After a year of rather difficult relations between IARU Region 1 and EURAO, it seems things are beginning to thaw, albeit very slowly.
EURAO and IARU have just made a joint announcement about future cooperation, which can be read here.
Unfortunately, the joint statement is very much worthy of a Brexit-style negotiation. Very little is given away, and the words about working together are as vague and general as could be imagined.
I think EURAO, which claims to be trying to modernise and energise ham radio representation, must be careful how it proceeds. I accept it's not easy, and established committees are notoriously difficult to change.
But change must happen. Tens of thousands of operators are, to put it bluntly, about to go to their graves, with nobody to replace them. The age profile increases every year, in lock-step with the increasing age of members. RFI is making shortwave radio, if not impossible, then highly unattractive to most people in the developed world now. Who is representing us in challenging and improving matters? For me, it feels like staring into an empty space.

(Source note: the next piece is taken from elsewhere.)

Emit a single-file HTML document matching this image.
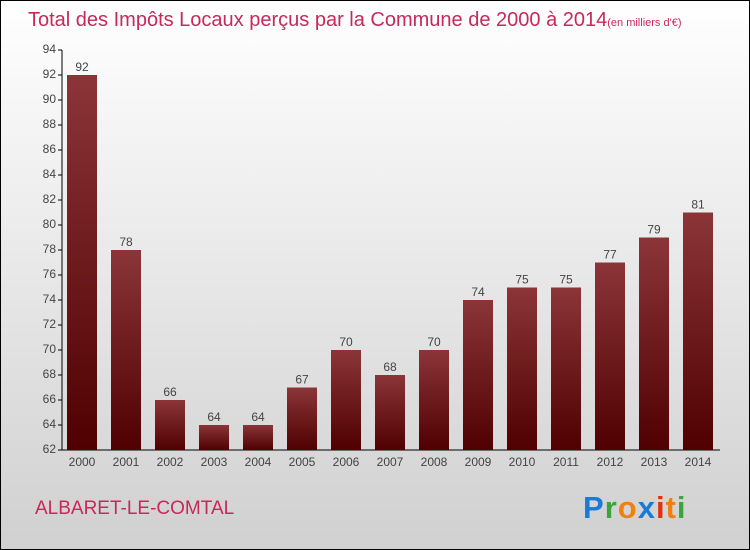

At the moment, whilst nobody wants to see a fight develop, EURAO might appear in danger of being dragged into the kind of obscure, British way of doing things that, frankly, leaves most hams utterly ignorant of what it is IARU R1 actually does for them.
As previously reported on this blog, a request for general information to IARU (global) HQ in the US yielded absolutely no response whatsoever. That is not the kind of accountability and representation that will work in today's world.
Social media is a case in point. EURAO has a reasonably regularly updated page, although it does often seem to lack direction, leaving the outsider wondering what it is the organisation is trying to do. And I say that as a strong supporter.
But EURAO are doing much better than IARU R1, which has not, at the time of writing this, posted a single thing since January 24, 2017, and not very much activity took place before then.
Both EURAO and IARU R1 might wish to reflect on a phenomenon that entirely changed the face of democratic representation during the last, June 2017 UK general election.
Labour undertook a hugely energetic social media campaign that reached - and persuaded - millions of voters, especially younger voters. The Conservatives, meanwhile, operated a very much weaker campaign. As a result, the Conservatives saw their already weak majority fall to no overall majority, forcing a link-up with the DUP - a link up which many find distasteful.
So, let's see EURAO be a bit clearer about what it intends to do - and how. As for IARU, well, they have already had years and years to show us why we should support them. In my opinion, they have failed dismally. I hope that, in response to a challenger organisation, EURAO doesn't simply get bogged-down in the same, white, middle class, old man mentality that has bedevilled ham radio in the UK for decades.